Machado's ability to combine seriousness of purpose with humor in crisp dialogue is admirable, but his sketchy plotting seems perfunctory. Things aren't helped by a fourth character named Tom, a mysterious American wandering through the byways of Havana exuding a vague sense of malevolence. Nevertheless, the well-mounted production, with a quartet of arresting performances and tight direction by Stefanie Sertich, holds attention.

Crystal Field, a doyenne of downtown theater, stamps Ruth with her own unique personality, endearingly awkward and befuddled one moment and raging with visceral fury the next. When she wails to the heavens, "Am I the last standing Marxist?," it's both comic and moving. Juan Javier Cardenas has genuine matinee-idol charm as her Cuban foil, and David Skeist engenders sympathy as the janitor.
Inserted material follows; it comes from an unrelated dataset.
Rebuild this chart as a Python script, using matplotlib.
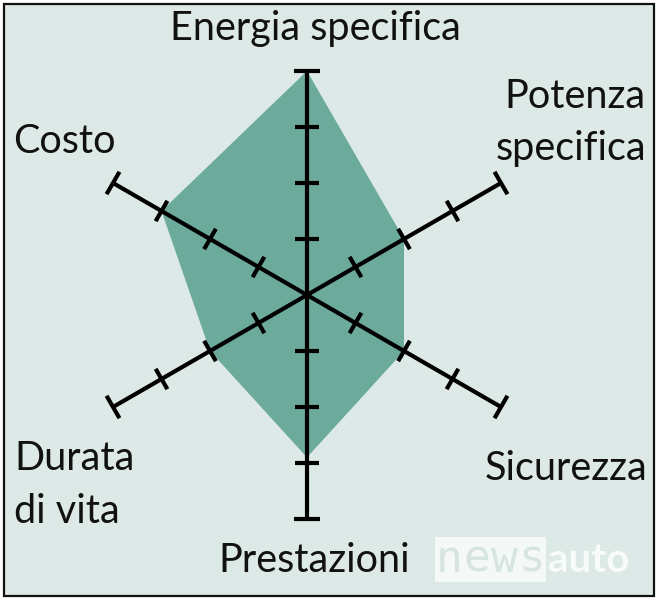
import numpy as np
import matplotlib
matplotlib.use("Agg")
import matplotlib.pyplot as plt
from matplotlib.patches import Rectangle, Polygon

# ---- data ----
categories = ["Energia specifica", "Potenza specifica", "Sicurezza",
              "Prestazioni", "Durata di vita", "Costo"]
values = [4, 2, 2, 2.9, 2, 3]
angles_deg = [90, 30, -30, -90, -150, 150]
max_value = 4
tick_values = [1, 2, 3]

# ---- figure ----
W, H = 659, 600
dpi = 100
fig = plt.figure(figsize=(W / dpi, H / dpi), dpi=dpi)
fig.patch.set_facecolor("white")
ax = fig.add_axes([0, 0, 1, 1])
ax.set_axis_off()

cx, cy, unit = 307, 295, 56.0
ax.set_xlim(-cx / unit, (W - cx) / unit)
ax.set_ylim(-(H - cy) / unit, cy / unit)
ax.set_aspect("auto")

def px(x, y):
    return ((x - cx) / unit, (cy - y) / unit)

bg = "#dce9e6"
fill_c = "#6cab9c"
# background panel + frame
x0, y0 = px(4, 596)
x1, y1 = px(654, 4)
ax.add_patch(Rectangle((x0, y0), x1 - x0, y1 - y0, facecolor=bg,
                       edgecolor="#111111", linewidth=1.6, zorder=0))

ang = np.radians(angles_deg)
pts = np.column_stack([np.array(values) * np.cos(ang), np.array(values) * np.sin(ang)])
ax.add_patch(Polygon(pts, closed=True, facecolor=fill_c, edgecolor="none", zorder=1))

lw = 3.0
half_tick = 0.21
for a in ang:
    ux, uy = np.cos(a), np.sin(a)
    nx, ny = -uy, ux
    ax.plot([0, max_value * ux], [0, max_value * uy], color="black", lw=lw,
            solid_capstyle="butt", zorder=3)
    for t in tick_values + [max_value]:
        h = half_tick if t != max_value else half_tick * 1.1
        ax.plot([t * ux - h * nx, t * ux + h * nx], [t * uy - h * ny, t * uy + h * ny],
                color="black", lw=lw, solid_capstyle="butt", zorder=3)

fam = ["Lato", "DejaVu Sans"]
fs = 28.5
tc = "#111111"
def label(text, x, y, ha, va="baseline"):
    ax.text(*px(x, y), text, ha=ha, va=va, fontsize=fs, family=fam, color=tc,
            zorder=4)

label("Energia specifica", 315, 40, "center")
label("Potenza", 646, 108, "right")
label("specifica", 646, 160, "right")
label("Sicurezza", 647, 480, "right")
label("Prestazioni", 314, 572, "center")
label("Durata", 14, 470, "left")
label("di vita", 14, 523, "left")
label("Costo", 13, 153, "left")

# watermark
for i, ch in enumerate("news"):
    ax.text(*px(436 + i * 27.5, 572), ch, ha="left", va="baseline", fontsize=32,
            family=["DejaVu Sans Mono"], color="#d6e5e1",
            bbox=dict(boxstyle="square,pad=0.02", facecolor="#f4f9f8", edgecolor="none"),
            zorder=2)
ax.text(*px(548, 572), "auto", ha="left", va="baseline", fontsize=29,
        family=fam, weight="bold", color="#f7fbfa", zorder=2)

fig.savefig("out.png", dpi=dpi, facecolor="white")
Liam Torres manages to make Tom convincing and takes on various other roles, from a boorish tourist to a gay man looking to get his Cuban lover on a boat out of the country.

Maruti Evans' moody set and lighting help create suspense, while Michael Moricz's music and Elizabeth Rhodes' sound design add spicy Cuban flavor.

Presented by Theater for the New City and Intar at Theater for the New City, 155 First Ave., NYC. April 3–18. Thu.–Sat., 8 p.m.; Sun., 3 p.m. (212) 352-3101, (866) 811-4111, www.theatermania.com, or www.theaterforthenewcity.net.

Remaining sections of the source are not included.